Working Backwards with S4 as Root
Every root switch becomes the Designated Port (DP) on all its links, because the root will always have the least cost path (cost 0) to the root, and the neighboring switch will not. So, if you assume S4 as root, you can also assume S4’s links are DPs, as shown in Figure 2:
Figure 2 – S4 Assumed to be Root
Now ask, does the figure show any cases of breaking the rules? When you read that, you may wonder what the rules are, so here’s a brief review of some that matter in this case. On a single link between two switches, the STP roles with either be:
- DP on one end, and RP on the other
- DP on one end, and no role (and therefore blocking) on the other
In this case, neither of those rules is broken, so this analysis does not rule out S4 as a possible root.
Working Backwards with S3 as Root
Now repeat the process, assuming S3 as root. Again, S3’s two ports will be the DP on their links, as shown in Figure 3.

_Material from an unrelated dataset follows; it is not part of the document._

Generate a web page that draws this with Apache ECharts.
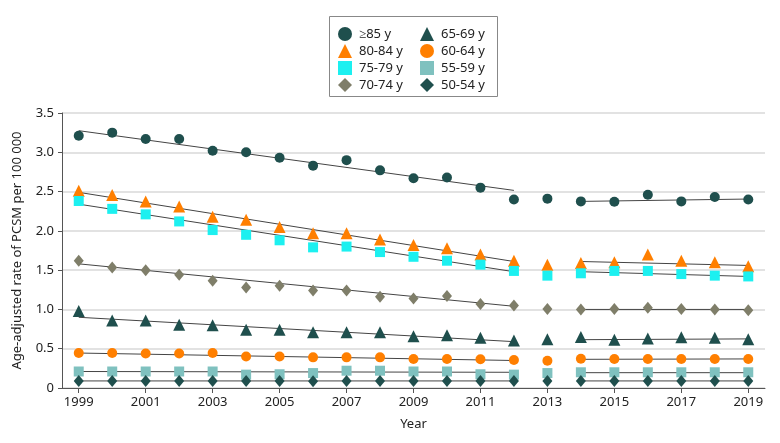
<!DOCTYPE html>
<html>
<head>
<meta charset="utf-8">
<script src="https://cdn.jsdelivr.net/npm/echarts@6/dist/echarts.min.js"></script>
<style>html,body{margin:0;padding:0;background:#fff;}#c{width:780px;height:443px;}</style>
</head>
<body>
<div id="c"></div>
<script>
var years = ['1999','2000','2001','2002','2003','2004','2005','2006','2007','2008','2009','2010','2011','2012','2013','2014','2015','2016','2017','2018','2019'];
var yTicks = [0, 0.5, 1.0, 1.5, 2.0, 2.5, 3.0, 3.5];
var names = ['≥85 y','80-84 y','75-79 y','70-74 y','65-69 y','60-64 y','55-59 y','50-54 y'];

var s85 = [3.21,3.25,3.17,3.17,3.02,3.00,2.93,2.83,2.90,2.77,2.67,2.68,2.55,2.40,2.41,2.375,2.37,2.46,2.375,2.43,2.40];
var s80 = [2.51,2.455,2.375,2.31,2.18,2.14,2.05,1.97,1.97,1.89,1.82,1.78,1.70,1.62,1.57,1.59,1.60,1.70,1.62,1.60,1.55];
var s75 = [2.38,2.28,2.21,2.12,2.01,1.95,1.88,1.79,1.80,1.73,1.67,1.62,1.57,1.49,1.43,1.46,1.49,1.49,1.45,1.43,1.42];
var s70 = [1.62,1.535,1.50,1.44,1.365,1.28,1.30,1.24,1.24,1.16,1.14,1.17,1.07,1.05,1.005,1.00,1.005,1.02,1.005,1.00,0.99];
var s65 = [0.98,0.86,0.86,0.805,0.80,0.74,0.74,0.71,0.71,0.71,0.66,0.67,0.64,0.605,0.62,0.65,0.615,0.63,0.645,0.64,0.62];
var s60 = [0.445,0.445,0.44,0.44,0.445,0.40,0.40,0.39,0.39,0.39,0.37,0.37,0.365,0.356,0.347,0.373,0.37,0.37,0.37,0.37,0.37];
var s55 = [0.21,0.21,0.21,0.21,0.21,0.17,0.175,0.19,0.22,0.22,0.21,0.21,0.175,0.17,0.19,0.20,0.20,0.20,0.20,0.20,0.20];
var s50 = [0.09,0.09,0.09,0.09,0.09,0.09,0.09,0.085,0.09,0.09,0.09,0.09,0.09,0.09,0.09,0.09,0.09,0.09,0.09,0.09,0.09];

// joinpoint trend segments: values at [1999, 2012] and [2014, 2019]
var trendYears = ['1999','2012','2014','2019'];
var t85 = [3.275, 2.515, 2.375, 2.405];
var t80 = [2.49, 1.61, 1.61, 1.56];
var t75 = [2.34, 1.48, 1.48, 1.42];
var t70 = [1.58, 1.04, 1.00, 1.00];
var t65 = [0.90, 0.59, 0.615, 0.625];
var t60 = [0.445, 0.35, 0.365, 0.37];
var t55 = [0.21, 0.20, 0.195, 0.195];
var t50 = [0.09, 0.09, 0.09, 0.09];

var values = [s85, s80, s75, s70, s65, s60, s55, s50];
var trends = [t85, t80, t75, t70, t65, t60, t55, t50];
var colors = ['#1f4f4d','#ff7f00','#1cf0f0','#7f7e69','#1f4f4d','#ff7f00','#7fc1bf','#1f4f4d'];
var symbols = ['circle','triangle','rect','diamond','triangle','circle','rect','diamond'];
var sizes = [10, 12, 10, [10,12], 12, 10, 10, [10,12]];

var series = [];
trends.forEach(function(t, i){
  series.push({
    name: names[i] + ' trend', type: 'line', z: 1, silent: true,
    symbol: 'none', connectNulls: false,
    lineStyle: {color: '#444', width: 1},
    data: [[trendYears[0], t[0]], [trendYears[1], t[1]], ['2013', '-'], [trendYears[2], t[2]], [trendYears[3], t[3]]]
  });
});
values.forEach(function(v, i){
  series.push({
    name: names[i], type: 'scatter', z: 3,
    symbol: symbols[i], symbolSize: sizes[i],
    itemStyle: {color: colors[i], opacity: 1},
    data: v
  });
});

var font = 'Noto Sans';
var chart = echarts.init(document.getElementById('c'));
chart.setOption({
  animation: false,
  textStyle: {fontFamily: font},
  grid: {left: 62, right: 15, top: 113, bottom: 55},
  legend: [{
    data: names.slice(0,4), orient: 'vertical', left: 333, top: 22,
    itemGap: 3, itemWidth: 14, itemHeight: 14,
    textStyle: {fontFamily: font, fontSize: 13, color: '#222', padding: [0,0,0,2]}
  },{
    data: names.slice(4), orient: 'vertical', left: 415, top: 22,
    itemGap: 3, itemWidth: 14, itemHeight: 14,
    textStyle: {fontFamily: font, fontSize: 13, color: '#222', padding: [0,0,0,2]}
  }],
  graphic: [{
    type: 'rect', left: 327, top: 14, silent: true,
    shape: {width: 168, height: 80},
    style: {fill: 'none', stroke: '#888', lineWidth: 1}
  }],
  xAxis: {
    type: 'category', data: years, boundaryGap: true,
    name: 'Year', nameLocation: 'middle', nameGap: 30,
    nameTextStyle: {fontFamily: font, fontSize: 13, color: '#222'},
    axisLine: {lineStyle: {color: '#555', width: 1}},
    axisTick: {show: true, alignWithLabel: true, interval: 1, length: 5, lineStyle: {color: '#555'}},
    axisLabel: {interval: 1, fontFamily: font, fontSize: 13, color: '#222', margin: 8},
    splitLine: {show: false}
  },
  yAxis: {
    type: 'value', min: 0, max: 3.5, interval: 0.5,
    name: 'Age-adjusted rate of PCSM per 100 000', nameLocation: 'middle', nameGap: 38,
    nameTextStyle: {fontFamily: font, fontSize: 13, color: '#222'},
    axisLine: {show: true, lineStyle: {color: '#555', width: 1}},
    axisTick: {show: true, length: 4, lineStyle: {color: '#555'}},
    axisLabel: {fontFamily: font, fontSize: 13, color: '#222', margin: 8,
      formatter: function(v){ return yTicks.indexOf(v) >= 0 ? (v === 0 ? '0' : v.toFixed(1)) : ''; }},
    splitLine: {show: true, lineStyle: {color: '#d9d9d9', width: 1.5}}
  },
  series: series
});
</script>
</body>
</html>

Figure 3 – S3 Assumed to be Root
This figure shows that with S3 as root, one of the STP rules has been broken. The S3 to S2 link lists two DPs, which cannot happen with STP. If that one leaves you scratching your head a bit, think back to the more traditional view of STP: the switches elect a root, the non-root switches select a local root port, and the switches on each link select one switch to be the DP on that link. The S3-S2 link cannot have two DPs.
Summary
In conclusion, with the information shown, S3 cannot be root, and S4 can, so S4 must be the root switch (as shown in Figure 2).
The Rest of the Story – a New Problem for Next Time
That’s it for what you can definitely know about STP in this network, with the assumption that the switches may not be using default settings. If you find a way to convince yourself of other details, like the RP of S1 and S3, then feel free to post here, and give some defense of your answer.
To figure out the rest of the story, I need to give you more information about port costs. So, for the next activity, assume that all port costs use default settings. Think about that, complete the list of RPs, DPs, and blocking interfaces, and I’ll post some comments about it for the next blog post.